Presenting: Ultrasound-based printing of 3D materials—potentially inside the body

A new approach to three-dimensional (3D) printing uses ultrasound waves to create objects from sonically cured inks. The approach enables volumetric 3D printing even in opaque media or at deep penetration depths, including, potentially, inside the body. 3D printing technologies are poised to revolutionize manufacturing processes for a wide range of applications. Volumetric printing, an emerging 3D printing technique, can build objects faster and with better surface quality than printing methods that build objects layer-by-layer. Most existing volumetric printing techniques rely on light to trigger photopolymerization in optically transparent inks.

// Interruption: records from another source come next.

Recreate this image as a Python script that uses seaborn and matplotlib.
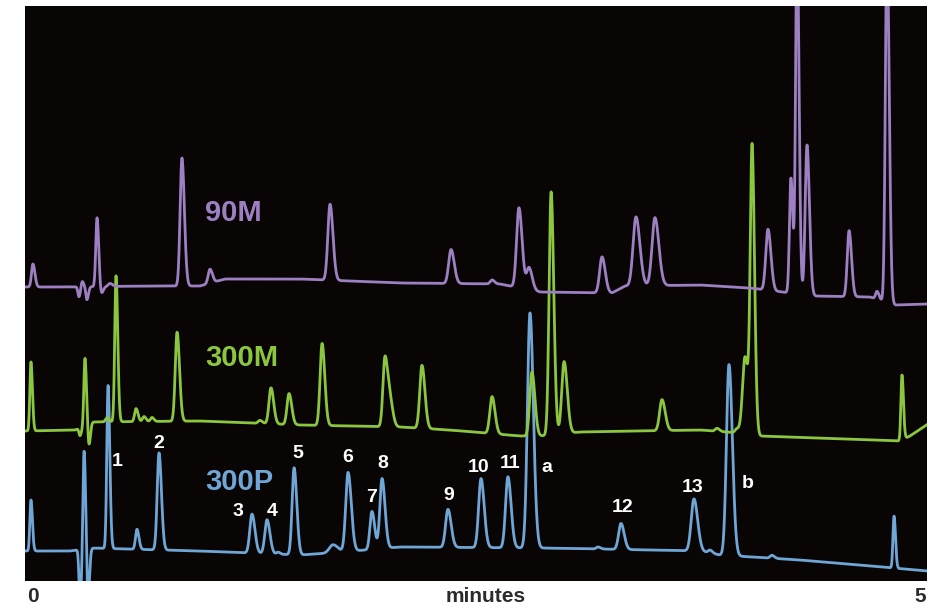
import numpy as np
import pandas as pd
from matplotlib import pyplot as plt
import seaborn as sns

# peak tables: retention time (min), height, width (min)
p90_t = [0.044, 0.299, 0.316, 0.343, 0.399, 0.421, 0.471, 0.869, 1.024, 1.689, 2.359, 2.586,
         2.735, 2.791, 3.195, 3.383, 3.488, 4.114, 4.241, 4.275, 4.330, 4.563, 4.718, 4.773]
p90_h = [23, -10, 6, -13, 69, -8, 3, 128, 14, 76, 34, 4,
         80, 22, 36, 69, 68, 61, 115, 360, 150, 66, 8, 360]
p90_w = [0.008, 0.006, 0.006, 0.006, 0.007, 0.008, 0.010, 0.010, 0.010, 0.012, 0.013, 0.010,
         0.013, 0.013, 0.013, 0.016, 0.016, 0.012, 0.008, 0.008, 0.010, 0.010, 0.008, 0.009]
base90_t = [0, 0.194, 0.692, 0.969, 1.107, 1.523, 2.076, 2.630, 2.852, 3.250, 3.322, 3.738, 4.014, 4.374, 4.679, 4.817, 5.0]
base90_y = [294, 294, 295, 295, 302, 302, 298, 297, 289, 288, 295, 296, 293, 285, 284, 276, 277]

p300m_t = [0.033, 0.305, 0.332, 0.354, 0.454, 0.504, 0.615, 0.659, 0.703, 0.842, 1.301, 1.362,
           1.462, 1.645, 1.993, 2.021, 2.198, 2.586, 2.807, 2.913, 2.985, 3.527, 3.832, 3.942,
           3.987, 4.026, 4.856]
p300m_h = [69, -8, 67, -22, 4, 146, 13, 5, 4, 89, 3, 36,
           31, 82, 69, 25, 63, 37, 64, 243, 72, 31, 3, 4,
           77, 282, 65]
p300m_w = [0.006, 0.006, 0.006, 0.006, 0.008, 0.007, 0.008, 0.008, 0.008, 0.010, 0.010, 0.011,
           0.011, 0.011, 0.011, 0.012, 0.012, 0.012, 0.012, 0.011, 0.013, 0.013, 0.010, 0.010,
           0.014, 0.010, 0.006]
base300m_t = [0, 0.277, 0.371, 0.969, 1.523, 2.076, 2.353, 2.741, 2.852, 3.073, 3.738, 3.959, 4.070, 4.845, 4.900, 5.0]
base300m_y = [150, 151, 159, 160, 156, 154, 151, 145, 145, 149, 151, 148, 145, 140, 145, 157]

p300p_t = [0.033, 0.305, 0.327, 0.349, 0.460, 0.620, 0.742, 1.257, 1.340, 1.401, 1.490, 1.705,
           1.789, 1.921, 1.977, 2.342, 2.525, 2.674, 2.796, 3.173, 3.300, 3.704, 3.793, 3.898,
           4.136, 4.812]
p300p_h = [51, -50, 99, -50, 163, 20, 97, 39, 34, 2, 87, 8,
           79, 38, 70, 38, 69, 71, 235, 2, 26, 52, 3, 191,
           3, 52]
p300p_w = [0.006, 0.006, 0.006, 0.006, 0.007, 0.008, 0.010, 0.012, 0.012, 0.008, 0.011, 0.020,
           0.013, 0.011, 0.012, 0.013, 0.013, 0.013, 0.014, 0.010, 0.013, 0.015, 0.010, 0.014,
           0.010, 0.006]
base300p_t = [0, 0.249, 0.360, 0.969, 1.523, 1.689, 2.076, 2.852, 3.184, 3.738, 3.848, 4.291, 5.0]
base300p_y = [30, 30, 33, 30, 26, 28, 34, 33, 32, 30, 26, 21, 10]

peak_labels = ['1', '2', '3', '4', '5', '6', '7', '8', '9', '10', '11', 'a', '12', '13', 'b']
label_t = [0.509, 0.742, 1.179, 1.368, 1.512, 1.789, 1.921, 1.982, 2.348, 2.514, 2.685, 2.890, 3.306, 3.699, 4.003]
label_y = [119, 137, 69, 69, 127, 123, 83, 118, 86, 114, 117, 113, 73, 93, 98]

names = ['90M', '300M', '300P']
colors = ['#9d80c2', '#8cc63e', '#6fa6d6']
name_y = [368, 223, 99]


def trace(bt, by, pt, ph, pw, t):
    y = np.interp(t, bt, by)
    for c, h, w in zip(pt, ph, pw):
        s = np.where(t < c, w, w * 1.35)
        y = y + h * np.exp(-0.5 * ((t - c) / s) ** 2)
    return y


t = np.linspace(0, 5, 6000)
frames = []
for name, args in zip(names, [(base90_t, base90_y, p90_t, p90_h, p90_w),
                              (base300m_t, base300m_y, p300m_t, p300m_h, p300m_w),
                              (base300p_t, base300p_y, p300p_t, p300p_h, p300p_w)]):
    frames.append(pd.DataFrame({'time': t, 'signal': trace(*args, t), 'trace': name}))
df = pd.concat(frames)

sns.set_style('dark', {'axes.facecolor': '#090505'})
plt.rcParams['font.family'] = ['Liberation Sans', 'DejaVu Sans']

fig = plt.figure(figsize=(9.28, 6.09), dpi=100)
ax = fig.add_axes([25 / 928, 28 / 609, 903 / 928, 575 / 609])
sns.lineplot(data=df, x='time', y='signal', hue='trace', hue_order=names[::-1],
             palette=dict(zip(names, colors)), estimator=None, sort=False,
             lw=2.0, legend=False, ax=ax)
ax.set_xlim(0, 5)
ax.set_ylim(0, 575)
ax.set_xticks([])
ax.set_yticks([])
ax.set_xlabel('')
ax.set_ylabel('')
for sp in ax.spines.values():
    sp.set_visible(False)

for n, c, y in zip(names, colors, name_y):
    ax.text(0.997, y, n, color=c, fontsize=21, fontweight='bold', va='center', ha='left')
for lab, x, y in zip(peak_labels, label_t, label_y):
    ax.text(x, y, lab, color='white', fontsize=14, fontweight='bold', va='center', ha='center')

fig.text(27 / 928, 12 / 609, '0', color='#2b2b2b', fontsize=15, fontweight='bold', va='center', ha='left')
fig.text(486 / 928, 12 / 609, 'minutes', color='#2b2b2b', fontsize=15, fontweight='bold', va='center', ha='center')
fig.text(926 / 928, 12 / 609, '5', color='#2b2b2b', fontsize=15, fontweight='bold', va='center', ha='right')

fig.savefig('out.png', dpi=100, facecolor='white')
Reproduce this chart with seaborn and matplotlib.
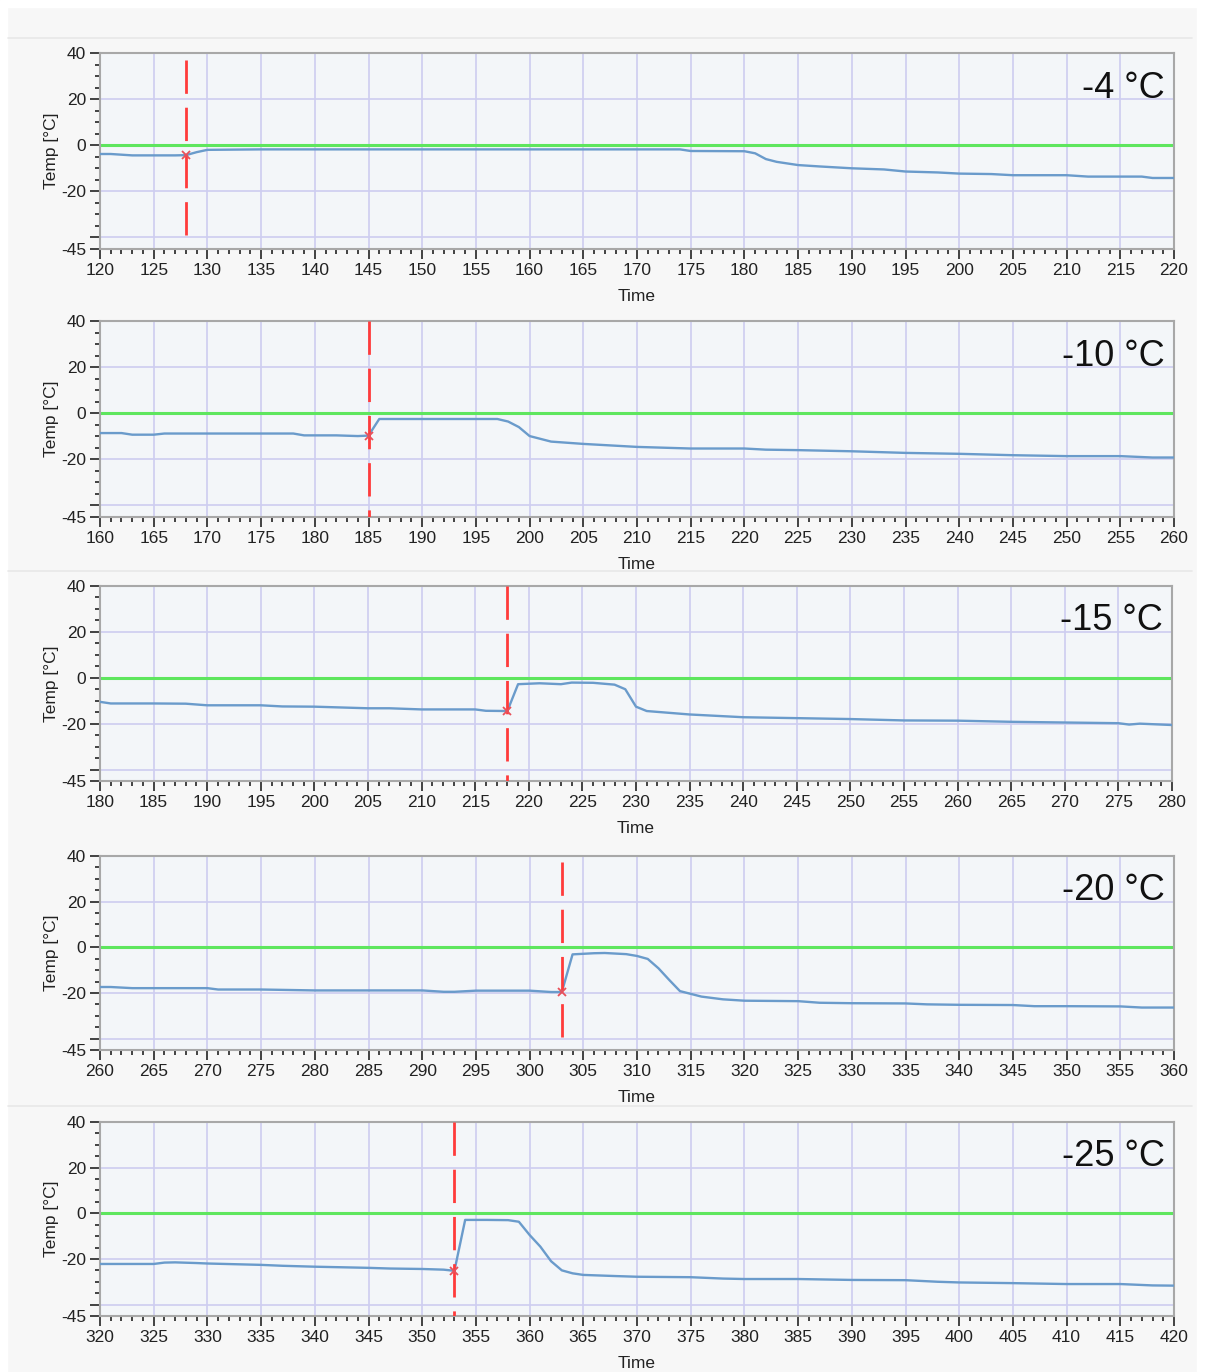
import numpy as np
import pandas as pd
import matplotlib
matplotlib.use("Agg")
import matplotlib.pyplot as plt
import seaborn as sns
from matplotlib.ticker import MultipleLocator, FixedLocator, FixedFormatter
from matplotlib.patches import Rectangle
from matplotlib.lines import Line2D

# ---- data -------------------------------------------------------------
labels = ["-4 °C", "-10 °C", "-15 °C", "-20 °C", "-25 °C"]
x_starts = [120, 160, 180, 260, 320]
events = [128, 185, 218, 303, 353]

t1 = [120, 121, 122, 123, 125, 127, 128, 129, 130, 135, 140, 150, 160, 170, 174,
      175, 180, 181, 182, 183, 185, 187, 190, 193, 195, 198, 200, 203, 205, 210,
      212, 215, 217, 218, 220]
v1 = [-3.8, -3.8, -4.1, -4.4, -4.4, -4.4, -4.3, -3.0, -2.0, -1.8, -1.8, -1.8, -1.8,
      -1.8, -1.8, -2.5, -2.6, -3.5, -6.0, -7.2, -8.6, -9.2, -10.0, -10.5, -11.4,
      -11.8, -12.3, -12.5, -13.0, -13.0, -13.6, -13.6, -13.6, -14.2, -14.2]

t2 = [160, 162, 163, 165, 166, 170, 175, 178, 179, 182, 184, 185, 186, 190, 195,
      197, 198, 199, 200, 202, 205, 210, 215, 220, 222, 225, 230, 235, 240, 245,
      250, 255, 258, 260]
v2 = [-8.6, -8.6, -9.3, -9.3, -8.8, -8.8, -8.8, -8.8, -9.6, -9.6, -9.9, -9.7,
      -2.5, -2.5, -2.5, -2.5, -3.6, -6.0, -9.9, -12.3, -13.3, -14.6, -15.3, -15.3,
      -15.8, -16.0, -16.5, -17.2, -17.6, -18.2, -18.6, -18.6, -19.2, -19.2]

t3 = [180, 181, 185, 188, 190, 195, 197, 200, 205, 207, 210, 215, 216, 218, 219,
      221, 223, 224, 226, 228, 229, 230, 231, 235, 240, 245, 250, 255, 260, 265,
      270, 275, 276, 277, 280]
v3 = [-10.5, -11.2, -11.2, -11.3, -12.0, -12.0, -12.5, -12.6, -13.3, -13.3, -13.8,
      -13.8, -14.4, -14.5, -2.8, -2.4, -2.8, -2.1, -2.2, -3.0, -5.0, -12.6, -14.5,
      -16.0, -17.2, -17.6, -18.0, -18.6, -18.7, -19.2, -19.5, -19.8, -20.4, -20.0,
      -20.6]

t4 = [260, 261, 263, 265, 270, 271, 275, 280, 285, 290, 292, 293, 295, 300, 302,
      303, 304, 306, 307, 309, 310, 311, 312, 313, 314, 316, 318, 320, 325, 327,
      330, 335, 337, 340, 345, 347, 350, 355, 357, 360]
v4 = [-17.4, -17.4, -17.9, -17.9, -17.9, -18.5, -18.5, -18.9, -18.9, -18.9, -19.5,
      -19.5, -19.0, -19.0, -19.6, -19.6, -3.1, -2.6, -2.5, -3.0, -3.8, -5.1, -9.2,
      -14.3, -19.2, -21.6, -22.8, -23.4, -23.6, -24.3, -24.5, -24.6, -25.0, -25.2,
      -25.3, -25.8, -25.8, -25.9, -26.4, -26.4]

t5 = [320, 325, 326, 327, 329, 330, 335, 337, 340, 345, 347, 350, 352, 353, 354,
      356, 358, 359, 360, 361, 362, 363, 364, 365, 368, 370, 375, 378, 380, 385,
      390, 395, 398, 400, 405, 410, 415, 418, 420]
v5 = [-22.2, -22.2, -21.6, -21.5, -21.8, -22.0, -22.6, -23.0, -23.4, -23.9, -24.2,
      -24.4, -24.7, -25.2, -2.9, -2.9, -3.0, -3.7, -9.5, -14.6, -21.0, -25.0, -26.3,
      -27.0, -27.5, -27.8, -28.0, -28.6, -28.8, -28.8, -29.2, -29.3, -30.0, -30.3,
      -30.6, -31.0, -31.0, -31.6, -31.7]

series = [(t1, v1), (t2, v2), (t3, v3), (t4, v4), (t5, v5)]

y_ticks = [-45, -40, -20, 0, 20, 40]
y_tick_labels = ["-45", "", "-20", "0", "20", "40"]

# ---- style ------------------------------------------------------------
sns.set_theme(style="white")
plt.rcParams["font.family"] = ["Liberation Sans Narrow", "Liberation Sans", "DejaVu Sans"]

W, H = 1210, 1372
fig = plt.figure(figsize=(W / 100, H / 100), dpi=100, facecolor="#f7f7f7")

# white borders and faint separators of the window frames
for (x0, y0, w, h) in [(0, 0, W, 7), (0, 0, 7, H), (1197, 0, 13, H)]:
    fig.add_artist(Rectangle((x0 / W, 1 - (y0 + h) / H), w / W, h / H,
                             transform=fig.transFigure, color="white", zorder=0))
for ys in [38, 571, 1106]:
    fig.add_artist(Line2D([8 / W, 1192 / W], [1 - ys / H] * 2,
                          transform=fig.transFigure, color="#e8e8e8", lw=1.2, zorder=1))

boxes = [(100, 53, 1174, 249), (100, 321, 1174, 517), (100, 586, 1172, 781),
         (100, 856, 1174, 1050), (100, 1122, 1174, 1316)]
cursor_top = [37.0, 40.0, 40.0, 37.4, 40.0]

line_color = "#6a9bcb"
grid_color = "#cdcdf0"
tick_color = "#333333"
fs = 12.5

for (l, t, r, b), (tt, vv), x0, te, lab, ctop in zip(boxes, series, x_starts,
                                                      events, labels, cursor_top):
    ax = fig.add_axes([l / W, 1 - b / H, (r - l) / W, (b - t) / H])
    ax.set_facecolor("#f3f6f9")
    df = pd.DataFrame({"Time": tt, "Temp": vv})

    ax.axhline(0, color="#5ee65e", lw=2.2, zorder=2)
    sns.lineplot(data=df, x="Time", y="Temp", ax=ax, color=line_color,
                 lw=1.7, zorder=3)

    # cursor drawn top-down so the dash pattern begins at its upper end
    ax.plot([te, te], [ctop, -45], color="#ff3b3b", lw=2, dashes=(12, 5),
            zorder=4, clip_on=True)
    ve = np.interp(te, tt, vv)
    ax.plot([te], [ve], marker="x", color="#e8505a", ms=6, mew=1.3,
            ls="none", zorder=5)

    ax.set_xlim(x0, x0 + 100)
    ax.set_ylim(-45, 40)
    ax.xaxis.set_major_locator(MultipleLocator(5))
    ax.xaxis.set_minor_locator(MultipleLocator(1))
    ax.yaxis.set_major_locator(FixedLocator(y_ticks))
    ax.yaxis.set_major_formatter(FixedFormatter(y_tick_labels))
    ax.yaxis.set_minor_locator(MultipleLocator(5))

    ax.grid(True, which="major", color=grid_color, lw=1.2, zorder=1)
    ax.set_axisbelow(True)

    ax.tick_params(which="major", direction="out", length=7, width=1.3,
                   color=tick_color, labelsize=fs, labelcolor="#222222")
    ax.tick_params(axis="x", which="major", pad=3)
    ax.tick_params(axis="y", which="major", pad=3)
    ax.tick_params(which="minor", direction="out", length=3.5, width=1.3,
                   color=tick_color)
    ax.tick_params(bottom=True, left=True, which="both")

    for sp in ax.spines.values():
        sp.set_color("#a8a8a8")
        sp.set_linewidth(1.5)

    ax.set_xlabel("Time", fontsize=fs, color="#222222", labelpad=8)
    ax.set_ylabel("Temp [°C]", fontsize=fs, color="#222222", labelpad=1.5)

    ax.text(0.9916, 0.772, lab, transform=ax.transAxes, ha="right",
            va="baseline", fontsize=26, color="#111111",
            family=["Liberation Sans", "DejaVu Sans"], zorder=6)

fig.savefig("out.png", dpi=100, facecolor=fig.get_facecolor())
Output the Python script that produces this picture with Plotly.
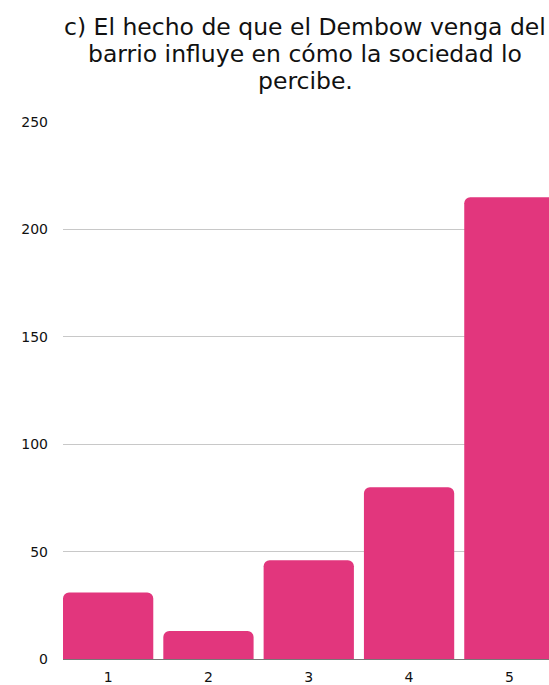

However, light scattering by the inks themselves, the presence of functional additives within the inks, and light-blocking by already cured portions of the build limit the material choices and the build sizes feasible, particularly in configurations that require deep light penetration. Compared to light waves, ultrasound waves can penetrate much deeper into materials and can, in principle, be used to trigger polymerization. Here, Xiao Kuang and colleagues present a new approach to volumetric printing they call deep-penetrating acoustic volumetric printing (DAVP), which uses focused ultrasound waves and “sono-ink.” The sono-ink the authors developed overcomes key challenges of acoustic volumetric printing by using a thermally responsive adaptive acoustic absorber to form a viscous gel that prevents streaming flow while simultaneously initiating a heat-triggered polymerization. In tests, DVAP allowed the authors to print objects quickly from various nanocomposite materials at a millimeter scale – and several centimeters deep in opaque media. As a proof of concept, Kuang et al. applied DAVP to high-speed, high-resolution through-tissue manufacturing and minimally invasive medicine. Through experiments in ex vivo tissues infused with sono-ink, the authors demonstrate the in situ fabrication of artificial bone and of a left atrial appendage closure. In a related Perspective, Yuxing Yao and Mikhail Shapiro discuss the DAVP approach, its limitations, and its potential uses, including minimally invasive medical procedures. “It is conceivable that the running shoes of the future could be printed with the same acoustic method that repairs bones,” Yao and Shapiro write.